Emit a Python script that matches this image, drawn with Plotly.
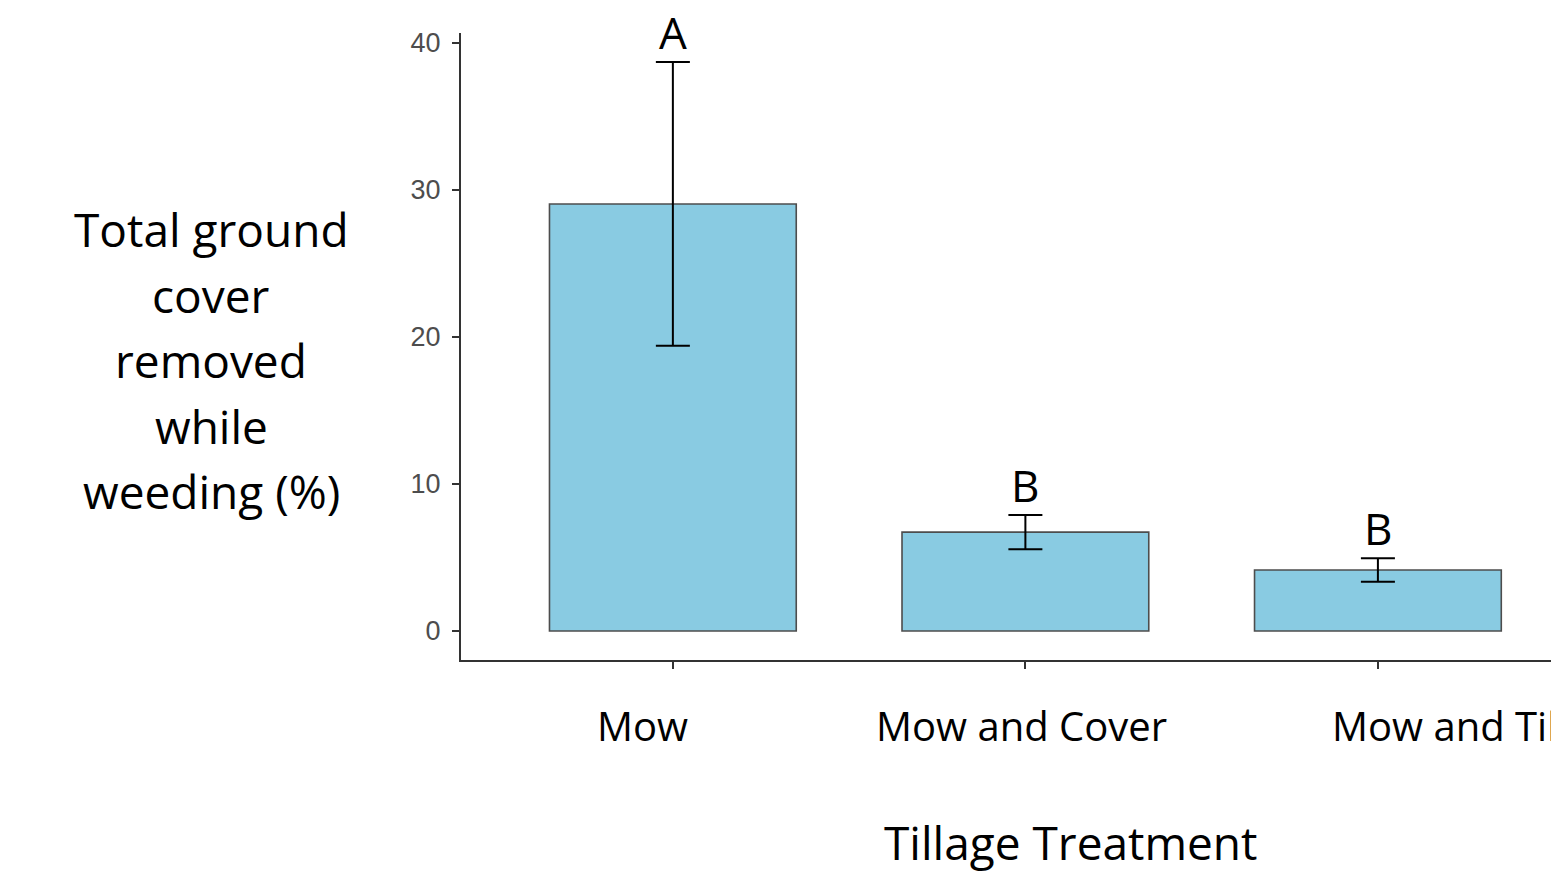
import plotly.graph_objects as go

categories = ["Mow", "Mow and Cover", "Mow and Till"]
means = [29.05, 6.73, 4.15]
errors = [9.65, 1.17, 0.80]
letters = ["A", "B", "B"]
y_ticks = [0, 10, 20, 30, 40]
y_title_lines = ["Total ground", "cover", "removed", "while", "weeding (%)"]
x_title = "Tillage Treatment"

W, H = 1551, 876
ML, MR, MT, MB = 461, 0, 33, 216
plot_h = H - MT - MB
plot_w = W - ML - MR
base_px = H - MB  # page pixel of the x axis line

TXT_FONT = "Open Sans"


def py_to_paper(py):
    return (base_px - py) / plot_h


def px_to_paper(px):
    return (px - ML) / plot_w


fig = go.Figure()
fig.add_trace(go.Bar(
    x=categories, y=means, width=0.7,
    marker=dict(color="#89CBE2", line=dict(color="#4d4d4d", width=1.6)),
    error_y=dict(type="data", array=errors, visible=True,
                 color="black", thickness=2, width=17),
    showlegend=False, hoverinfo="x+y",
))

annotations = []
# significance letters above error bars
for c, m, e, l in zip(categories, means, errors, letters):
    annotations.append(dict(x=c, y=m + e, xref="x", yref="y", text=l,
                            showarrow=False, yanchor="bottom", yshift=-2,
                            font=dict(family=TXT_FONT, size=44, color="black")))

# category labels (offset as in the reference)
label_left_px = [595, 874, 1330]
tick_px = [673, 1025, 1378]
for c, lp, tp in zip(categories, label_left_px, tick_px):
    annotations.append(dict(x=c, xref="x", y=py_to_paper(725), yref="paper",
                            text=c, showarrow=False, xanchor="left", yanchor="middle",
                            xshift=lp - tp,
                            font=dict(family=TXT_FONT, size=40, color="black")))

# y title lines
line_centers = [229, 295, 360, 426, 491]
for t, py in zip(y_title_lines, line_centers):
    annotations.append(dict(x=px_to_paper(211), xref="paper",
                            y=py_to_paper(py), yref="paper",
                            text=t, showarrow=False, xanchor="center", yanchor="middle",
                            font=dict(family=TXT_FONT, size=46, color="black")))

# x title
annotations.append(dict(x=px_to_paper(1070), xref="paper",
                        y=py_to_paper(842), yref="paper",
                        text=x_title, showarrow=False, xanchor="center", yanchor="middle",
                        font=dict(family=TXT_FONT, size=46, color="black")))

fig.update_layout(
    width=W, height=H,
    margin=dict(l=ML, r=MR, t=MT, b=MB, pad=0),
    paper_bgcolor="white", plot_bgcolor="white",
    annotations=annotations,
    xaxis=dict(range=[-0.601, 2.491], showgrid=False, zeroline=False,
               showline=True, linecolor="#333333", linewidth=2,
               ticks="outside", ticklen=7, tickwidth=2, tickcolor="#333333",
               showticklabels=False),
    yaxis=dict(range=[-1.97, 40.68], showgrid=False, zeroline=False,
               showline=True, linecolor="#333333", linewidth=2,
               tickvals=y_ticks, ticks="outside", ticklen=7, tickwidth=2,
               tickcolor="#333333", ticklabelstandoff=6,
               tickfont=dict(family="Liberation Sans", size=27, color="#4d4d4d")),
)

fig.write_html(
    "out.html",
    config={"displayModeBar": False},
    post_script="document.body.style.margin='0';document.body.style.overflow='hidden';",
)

.....

■ DO THIS: Copy every line above word for word and exclude the pictures.

■ RESULT OF THE EXERCISE:
Emit a Python script that matches this image, drawn with Plotly.
import plotly.graph_objects as go

categories = ["Mow", "Mow and Cover", "Mow and Till"]
means = [29.05, 6.73, 4.15]
errors = [9.65, 1.17, 0.80]
letters = ["A", "B", "B"]
y_ticks = [0, 10, 20, 30, 40]
y_title_lines = ["Total ground", "cover", "removed", "while", "weeding (%)"]
x_title = "Tillage Treatment"

W, H = 1551, 876
ML, MR, MT, MB = 461, 0, 33, 216
plot_h = H - MT - MB
plot_w = W - ML - MR
base_px = H - MB  # page pixel of the x axis line

TXT_FONT = "Open Sans"


def py_to_paper(py):
    return (base_px - py) / plot_h


def px_to_paper(px):
    return (px - ML) / plot_w


fig = go.Figure()
fig.add_trace(go.Bar(
    x=categories, y=means, width=0.7,
    marker=dict(color="#89CBE2", line=dict(color="#4d4d4d", width=1.6)),
    error_y=dict(type="data", array=errors, visible=True,
                 color="black", thickness=2, width=17),
    showlegend=False, hoverinfo="x+y",
))

annotations = []
# significance letters above error bars
for c, m, e, l in zip(categories, means, errors, letters):
    annotations.append(dict(x=c, y=m + e, xref="x", yref="y", text=l,
                            showarrow=False, yanchor="bottom", yshift=-2,
                            font=dict(family=TXT_FONT, size=44, color="black")))

# category labels (offset as in the reference)
label_left_px = [595, 874, 1330]
tick_px = [673, 1025, 1378]
for c, lp, tp in zip(categories, label_left_px, tick_px):
    annotations.append(dict(x=c, xref="x", y=py_to_paper(725), yref="paper",
                            text=c, showarrow=False, xanchor="left", yanchor="middle",
                            xshift=lp - tp,
                            font=dict(family=TXT_FONT, size=40, color="black")))

# y title lines
line_centers = [229, 295, 360, 426, 491]
for t, py in zip(y_title_lines, line_centers):
    annotations.append(dict(x=px_to_paper(211), xref="paper",
                            y=py_to_paper(py), yref="paper",
                            text=t, showarrow=False, xanchor="center", yanchor="middle",
                            font=dict(family=TXT_FONT, size=46, color="black")))

# x title
annotations.append(dict(x=px_to_paper(1070), xref="paper",
                        y=py_to_paper(842), yref="paper",
                        text=x_title, showarrow=False, xanchor="center", yanchor="middle",
                        font=dict(family=TXT_FONT, size=46, color="black")))

fig.update_layout(
    width=W, height=H,
    margin=dict(l=ML, r=MR, t=MT, b=MB, pad=0),
    paper_bgcolor="white", plot_bgcolor="white",
    annotations=annotations,
    xaxis=dict(range=[-0.601, 2.491], showgrid=False, zeroline=False,
               showline=True, linecolor="#333333", linewidth=2,
               ticks="outside", ticklen=7, tickwidth=2, tickcolor="#333333",
               showticklabels=False),
    yaxis=dict(range=[-1.97, 40.68], showgrid=False, zeroline=False,
               showline=True, linecolor="#333333", linewidth=2,
               tickvals=y_ticks, ticks="outside", ticklen=7, tickwidth=2,
               tickcolor="#333333", ticklabelstandoff=6,
               tickfont=dict(family="Liberation Sans", size=27, color="#4d4d4d")),
)

fig.write_html(
    "out.html",
    config={"displayModeBar": False},
    post_script="document.body.style.margin='0';document.body.style.overflow='hidden';",
)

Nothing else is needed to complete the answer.